Problem statement: Everything from the first line of the data below through the line that contains "ax.axis('off')" should be written out exactly, please, and nothing more; the pictures stay out.

Provided records:
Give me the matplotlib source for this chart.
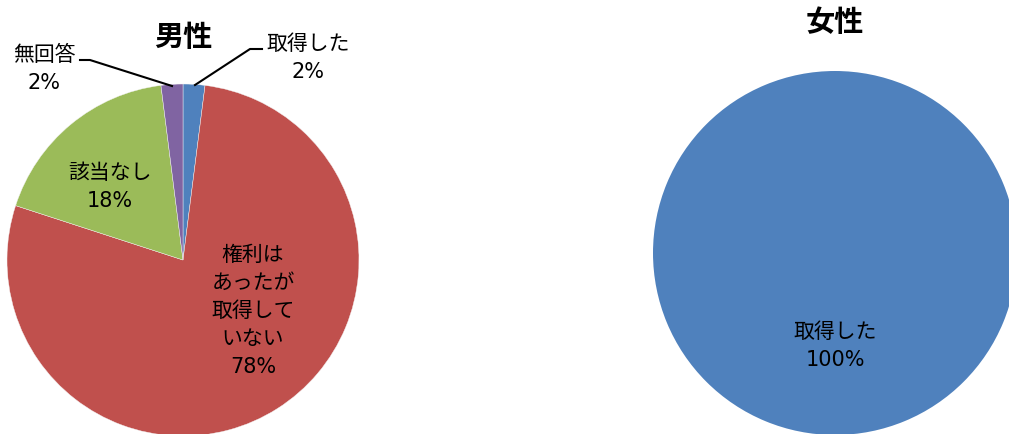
import matplotlib
matplotlib.use("Agg")
import matplotlib.pyplot as plt

plt.rcParams['font.family'] = ['DejaVu Sans', 'Noto Sans CJK JP']

# Male responses (percent)
male_labels = ["取得した", "権利は\nあったが\n取得して\nいない", "該当なし", "無回答"]
male_values = [2, 78, 18, 2]
# Female responses (percent)
female_labels = ["取得した"]
female_values = [100]

colors = ["#4F81BD", "#C0504D", "#9BBB59", "#8064A2"]

W, H = 1009, 435
fig = plt.figure(figsize=(W / 100, H / 100), dpi=100)
ax = fig.add_axes([0, 0, 1, 1])


def Y(y):
    return H - y


def finish():
    ax.set_xlim(0, W)
    ax.set_ylim(0, H)
    ax.set_aspect('equal')
    ax.axis('off')


fs = 15
ls = 1.5
title_font = dict(fontsize=21, fontweight='bold', family=['Noto Sans CJK JP'])

# Male pie
ax.pie(male_values, colors=colors, startangle=90, counterclock=False,
       center=(183, Y(261)), radius=176, frame=True,
       wedgeprops=dict(linewidth=0.3, edgecolor='#f4f4f4'))
finish()

ax.text(183, Y(37), "男性", ha='center', va='center', **title_font)
ax.text(308, Y(58), f"{male_labels[0]}\n{male_values[0]}%", ha='center', va='center',
        fontsize=fs, linespacing=ls)
ax.plot([195, 250, 262], [Y(86), Y(50), Y(50)], color='black', lw=1.5)
ax.text(44, Y(69), f"{male_labels[3]}\n{male_values[3]}%", ha='center', va='center',
        fontsize=fs, linespacing=ls)
ax.plot([80, 90, 172], [Y(61), Y(61), Y(87)], color='black', lw=1.5)
ax.text(110, Y(187), f"{male_labels[2]}\n{male_values[2]}%", ha='center', va='center',
        fontsize=fs, linespacing=ls)
ax.text(253, Y(311), f"{male_labels[1]}\n{male_values[1]}%", ha='center', va='center',
        fontsize=fs, linespacing=ls)

# Female pie
ax.pie(female_values, colors=colors[:1], startangle=90, counterclock=False,
       center=(835, Y(254)), radius=182, frame=True,
       wedgeprops=dict(linewidth=0))
finish()
ax.text(835, Y(22), "女性", ha='center', va='center', **title_font)
ax.text(835, Y(346), f"{female_labels[0]}\n{female_values[0]}%", ha='center', va='center',
        fontsize=fs, linespacing=ls)

fig.savefig("out.png", dpi=100)
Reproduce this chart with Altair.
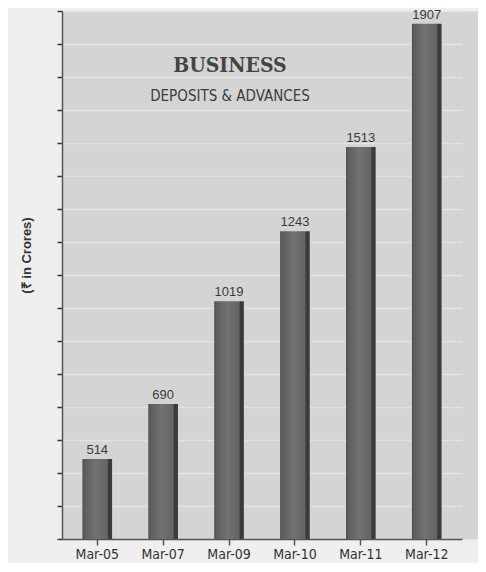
import altair as alt
import pandas as pd

categories = ["Mar-05", "Mar-07", "Mar-09", "Mar-10", "Mar-11", "Mar-12"]
values = [514, 690, 1019, 1243, 1513, 1907]
title_text = ["BUSINESS"]
subtitle_text = ["DEPOSITS & ADVANCES"]
y_axis_title = "(₹ in Crores)"

Y_MIN, Y_MAX = 258, 1948
N_TICKS = 16
tick_values = [Y_MIN + (Y_MAX - Y_MIN) * k / N_TICKS for k in range(N_TICKS + 1)]

NARROW = "Liberation Sans Narrow, DejaVu Sans Condensed, Arial Narrow, sans-serif"
SANS = "Liberation Sans, Arial, sans-serif"

df = pd.DataFrame({"period": categories, "value": values})

x_enc = alt.X(
    "period:N", sort=categories, title=None,
    scale=alt.Scale(paddingInner=0.55, paddingOuter=0.31, rangeMax=400),
    axis=alt.Axis(labelAngle=0, labelFont=NARROW, labelFontSize=14, labelColor="#333333",
                  labelPadding=2, tickSize=6, tickColor="#555555", tickWidth=1.5,
                  domainColor="#555555", domainWidth=1.5, grid=False),
)
y_enc = alt.Y(
    "value:Q",
    scale=alt.Scale(domain=[Y_MIN, Y_MAX], zero=False, nice=False),
    axis=alt.Axis(values=tick_values, labels=False, tickSize=5, tickColor="#333333",
                  tickWidth=1.5, domainColor="#555555", domainWidth=1.5, grid=True,
                  gridColor="#e3e3e3", gridWidth=1.3, title=y_axis_title,
                  titleFont=SANS, titleFontSize=13, titleFontWeight="bold",
                  titleColor="#333333", titleX=-36, titleY=244, titleAngle=270,
                  titleAlign="center", titleBaseline="middle"),
)

bar_fill = alt.Gradient(
    gradient="linear", x1=0, x2=1, y1=0, y2=0,
    stops=[
        alt.GradientStop(color="#4e4e4e", offset=0),
        alt.GradientStop(color="#5e5e5e", offset=0.08),
        alt.GradientStop(color="#727272", offset=0.45),
        alt.GradientStop(color="#646464", offset=0.84),
        alt.GradientStop(color="#3a3a3a", offset=0.87),
        alt.GradientStop(color="#3c3c3c", offset=1),
    ],
)

base = alt.Chart(df)
bars = base.mark_bar(color=bar_fill).encode(x=x_enc, y=y_enc, y2=alt.datum(Y_MIN))
labels = base.mark_text(baseline="bottom", dy=-2, font=SANS, fontSize=13,
                        color="#3a3a3a").encode(x=x_enc, y=y_enc, text="value:Q")

title_mark = alt.Chart(pd.DataFrame({"t": title_text})).mark_text(
    font="DejaVu Serif Condensed, DejaVu Serif, serif", fontSize=21, fontWeight="bold",
    color="#444444", align="center", baseline="middle",
).encode(x=alt.value(168), y=alt.value(55), text="t:N")

subtitle_mark = alt.Chart(pd.DataFrame({"t": subtitle_text})).mark_text(
    font=NARROW, fontSize=15, color="#3c3c3c", align="center", baseline="middle",
).encode(x=alt.value(168), y=alt.value(85), text="t:N")

chart = alt.layer(bars, labels, title_mark, subtitle_mark).properties(
    width=416, height=528,
    autosize=alt.AutoSizeParams(type="none"),
    padding={"left": 54, "top": 3, "right": 0, "bottom": 24},
).configure(background="#efefef").configure_view(fill="#d4d4d4", stroke="transparent")

chart.save("out.html", embed_options={"renderer": "svg", "actions": False})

The answer:
Give me the matplotlib source for this chart.
import matplotlib
matplotlib.use("Agg")
import matplotlib.pyplot as plt

plt.rcParams['font.family'] = ['DejaVu Sans', 'Noto Sans CJK JP']

# Male responses (percent)
male_labels = ["取得した", "権利は\nあったが\n取得して\nいない", "該当なし", "無回答"]
male_values = [2, 78, 18, 2]
# Female responses (percent)
female_labels = ["取得した"]
female_values = [100]

colors = ["#4F81BD", "#C0504D", "#9BBB59", "#8064A2"]

W, H = 1009, 435
fig = plt.figure(figsize=(W / 100, H / 100), dpi=100)
ax = fig.add_axes([0, 0, 1, 1])


def Y(y):
    return H - y


def finish():
    ax.set_xlim(0, W)
    ax.set_ylim(0, H)
    ax.set_aspect('equal')
    ax.axis('off')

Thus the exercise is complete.